NETDRAW can be configured to represent the volume of communications as the size of the link:

Network Graph with Link Width Representing Communication Volume


Or with the volume shown in a link label:

Network Graph with Link Label Showing Communication Volume


UCINET offers a range of node centrality measures including Closeness, Betweenness, Degee and Eigenvector. (For information about what these measures represent, see previous blogs or go to: http://en.wikipedia.org/wiki/Betweenness_centrality#Eigenvector_centrality). Once the measures are calculated, nodes can be colorized to represent one of the selected measures. For example the nodes on the sub-graph below have been colorized to represent the value of the Indegree attribute.
It is also possible to filter based on a particular measure. The graph below shows the entire set filtered to show only nodes with high Eignvector counts (a measure of the importance of the individual in the network).

Network filtered by Eigenvector Measure (to show 'Important' individuals only)



UCINET/NETDRAW also has a number of algorithms for analyzing subgroups. For example, in the subgraph below (an “ego” network for Tom Hagen), it has identified 3 factions – represented by the three different colors: red, blue, black.

Graph identifying Factions within a Subgroup


An analysis of cliques in the entire set identified 60 separate groups shown in the graph below.

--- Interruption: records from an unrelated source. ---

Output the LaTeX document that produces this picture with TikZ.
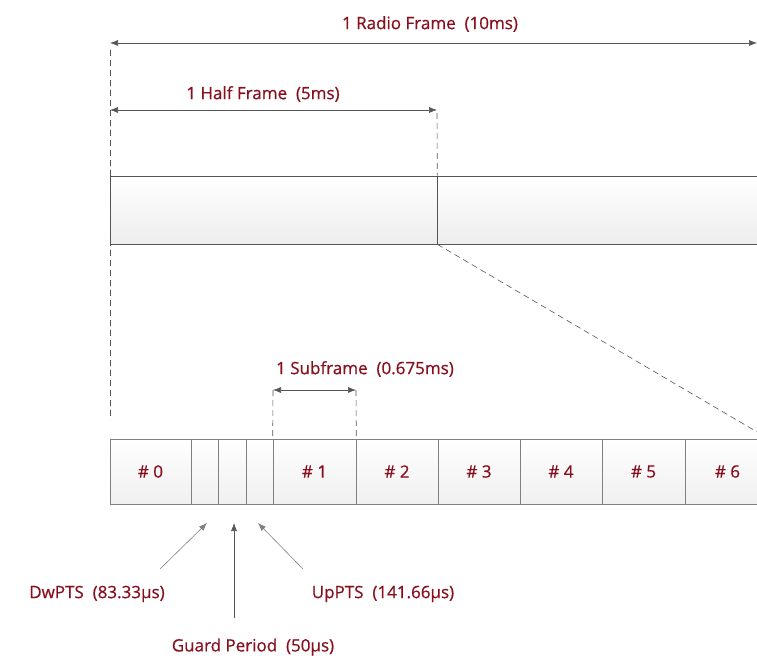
\documentclass[tikz,border=0pt]{standalone}
\usepackage{fontspec}
\setmainfont{Open Sans}
\newfontface\lblfont{Open Sans}[FakeBold=0.6]
\usetikzlibrary{arrows.meta}
\definecolor{labelred}{RGB}{135,15,30}
\definecolor{linegray}{RGB}{85,85,85}

\begin{document}
\begin{tikzpicture}[
  x=1pt, y=-1pt,
  every node/.style={font=\lblfont\fontsize{17}{20}\selectfont, text=labelred},
  dim/.style={{Latex[length=8pt,width=6pt]}-{Latex[length=8pt,width=6pt]}, linegray, semithick},
  guide/.style={linegray, semithick, dash pattern=on 6pt off 4pt},
  pointer/.style={-{Latex[length=8pt,width=6pt]}, gray, semithick},
  framebox/.style={draw=linegray, semithick, top color=white, bottom color=black!7, minimum height=68pt, inner sep=0pt},
  cell/.style={draw=gray, semithick, top color=white, bottom color=black!6, minimum height=65pt, inner sep=0pt}
]
\useasboundingbox (0,0) rectangle (757,660);
\clip (0,0) rectangle (757,660);

% Radio frame (two half frames)
\node[framebox, minimum width=327pt] (half1) at (273.5,210) {};
\node[framebox, minimum width=343pt] (half2) at (608.5,210) {};

% Subframes of one half frame
\foreach \a/\b/\n/\t in {110/191/c0/{\# 0}, 191/218/dw/{}, 218/246/gp/{}, 246/273/up/{},
    273/356/c1/{\# 1}, 356/438/c2/{\# 2}, 438/520/c3/{\# 3}, 520/602/c4/{\# 4},
    602/685/c5/{\# 5}, 685/770/c6/{\# 6}}
  \node[cell, minimum width={(\b-\a)*1pt}] (\n) at ({(\a+\b)/2},471.5) {\t};

% Dimension lines
\coordinate (rfL) at (110,43);
\coordinate (rfR) at (757,43);
\coordinate (hfL) at (110,110);
\coordinate (hfR) at (437,110);
\coordinate (sfL) at (273,390);
\coordinate (sfR) at (356,390);
\draw[dim] (rfL) -- (rfR);
\draw[dim] (hfL) -- (hfR);
\draw[dim] (sfL) -- (sfR);
\node (radio) at (430,24) {1 Radio Frame\ \ (10ms)};
\node (halflbl) at (263,94) {1 Half Frame\ \ (5ms)};
\node (sublbl) at (365,369) {1 Subframe\ \ (0.675ms)};

% Guide lines
\coordinate (gTop) at (110,50);
\coordinate (gBot) at (110,420);
\coordinate (hTop) at (437,113);
\coordinate (zoomR) at (770,439.5);
\draw[guide] (gTop) -- (gBot);
\draw[guide] (hTop) -- (half1.north east);
\draw[guide] (half1.south east) -- (zoomR);
\draw[guide] (sfL) -- (c1.north west);
\draw[guide] (sfR) -- (c1.north east);

% Special subframe fields
\coordinate (dwTip) at (207,523);
\coordinate (gpTip) at (234,523);
\coordinate (upTip) at (258,523);
\coordinate (dwTail) at (160,569);
\coordinate (gpTail) at (234,618);
\coordinate (upTail) at (303,569);
\draw[pointer] (dwTail) -- (dwTip);
\draw[pointer, linegray] (gpTail) -- (gpTip);
\draw[pointer] (upTail) -- (upTip);
\node (dwlbl) at (97,594) {DwPTS\ \ (83.33µs)};
\node (uplbl) at (383,594) {UpPTS\ \ (141.66µs)};
\node (gplbl) at (253,647) {Guard Period\ \ (50µs)};

\end{tikzpicture}
\end{document}
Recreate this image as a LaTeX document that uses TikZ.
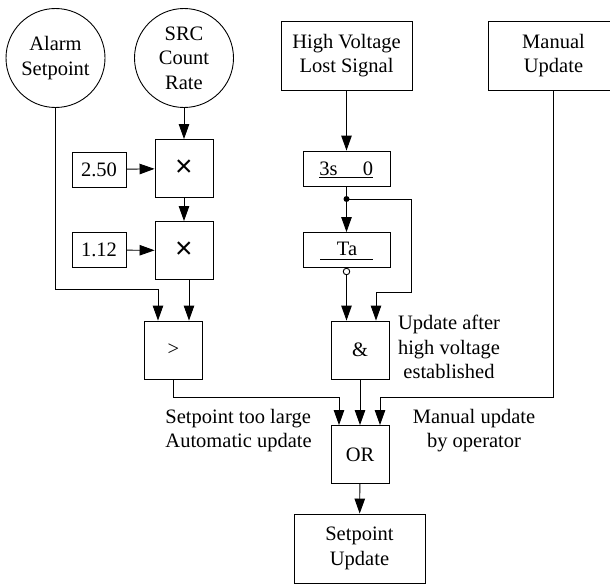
\documentclass[tikz,border=0pt]{standalone}
\usepackage{fontspec}
\setmainfont{Liberation Serif}
\newfontfamily\symfont{Liberation Sans}
\usetikzlibrary{arrows.meta,calc}
\begin{document}
\begin{tikzpicture}[x=1pt,y=-1pt,
  line width=0.9pt,
  every node/.style={font=\fontsize{20.5}{24.5}\selectfont, inner sep=0pt, align=center},
  srcnode/.style={draw, circle, minimum size=99pt},
  blk/.style={draw, minimum width=131pt, minimum height=69pt},
  opbox/.style={draw, minimum width=58pt, minimum height=58pt},
  mulbox/.style={opbox, font=\symfont\fontsize{30}{30}\selectfont},
  constbox/.style={draw, minimum width=54pt, minimum height=35pt},
  timerbox/.style={draw, minimum width=87pt, minimum height=35pt},
  wire/.style={draw, -{Triangle[length=15pt,width=10.5pt]}},
  notdot/.style={draw, circle, fill=white, minimum size=6.5pt},
  lbl/.style={align=center}
]
\useasboundingbox (0,0) rectangle (610,586);
\clip (0,0) rectangle (610,586);

% sources
\node[srcnode] (alarm) at (55.5,58) {Alarm\\Setpoint};
\node[srcnode] (srcr) at (184,58) {SRC\\Count\\Rate};
\node[blk] (hv) at (346.5,55.5) {High Voltage\\Lost Signal};
\node[blk] (man) at (553.5,55.5) {Manual\\Update};

% multiplier chain
\node[mulbox] (mul1) at (184,168.5) {×};
\node[constbox] (c250) at (99,169.5) {2.50};
\node[mulbox] (mul2) at (184,250.5) {×};
\node[constbox] (c112) at (99,250) {1.12};

% logic
\node[opbox] (cmp) at (173.5,350) {>};
\node[opbox] (and) at (360,350) {\&};
\node[opbox] (or) at (360,454.5) {OR};
\node[blk] (out) at (359.5,548.5) {Setpoint\\Update};

% timers
\node[timerbox] (dly) at (346.5,168.5) {};
\node[anchor=base] (dlyon) at (328.5,175) {3s};
\node[anchor=base] (dlyoff) at (368,175) {0};
\draw[line width=0.8pt] (319,177.5) -- (373,177.5);
\node[timerbox] (ta) at (346.5,250) {};
\node[anchor=base] (talbl) at (347,255.5) {Ta};
\draw[line width=0.8pt] (320,259.5) -- (373,259.5);
\node[notdot] (neg) at (346.5,271.5) {};

% labels
\node[lbl] (lblAnd) at (449,347) {Update after\\high voltage\\established};
\node[align=left, anchor=west] (lblAuto) at (165,430.5) {Setpoint too large\\Automatic update};
\node[lbl] (lblMan) at (474,430.5) {Manual update\\by operator};

% bend points
\coordinate (aBend) at (55.5,289);
\coordinate (split) at (346.5,199);
\coordinate (fbk) at (411,292);
\coordinate (cBend) at (173.5,397);
\coordinate (mBend) at (553.5,397);

% connectors
\draw[wire] (srcr) -- (mul1);
\draw[wire] (c250) -- (mul1);
\draw[wire] (mul1) -- (mul2);
\draw[wire] (c112) -- (mul2);
\draw[wire] (alarm) -- (aBend) -| ($(cmp.north)+(-15.5,0)$);
\draw[wire] ($(mul2.south)+(5,0)$) -- ($(cmp.north)+(15.5,0)$);

\draw[wire] (hv) -- (dly);
\draw (dly.south) -- (split);
\fill (split) circle (3pt);
\draw[wire] (split) -- (ta.north);
\draw[wire] (split) -| (fbk) -| ($(and.north)+(16,0)$);
\draw[wire] (neg) -- ($(and.north)+(-13.5,0)$);

\draw[wire] (cmp.south) -- (cBend) -| ($(or.north)+(-21,0)$);
\draw[wire] (and) -- (or);
\draw[wire] (man.south) -- (mBend) -| ($(or.north)+(20,0)$);
\draw[wire] (or) -- (out);
\end{tikzpicture}
\end{document}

Graph showing the 60 cliques identified in the data set


What we liked about UCINET/NETDRAW is the ease with which we could explore the involvement of particular individuals in the network using the ego feature combined with the filtering and attribute based node coloring. We also liked the wide range of analysis options which included not only the standard centrality measures but also various clustering algorithms and analyses of cliques and subgroups. While more extensive documentation would have been helpful, (although we do appreciate that this was initially developed as a research tool), we did appreciate that whatever we did to it, it never crashed and managed to catch any errors gracefully.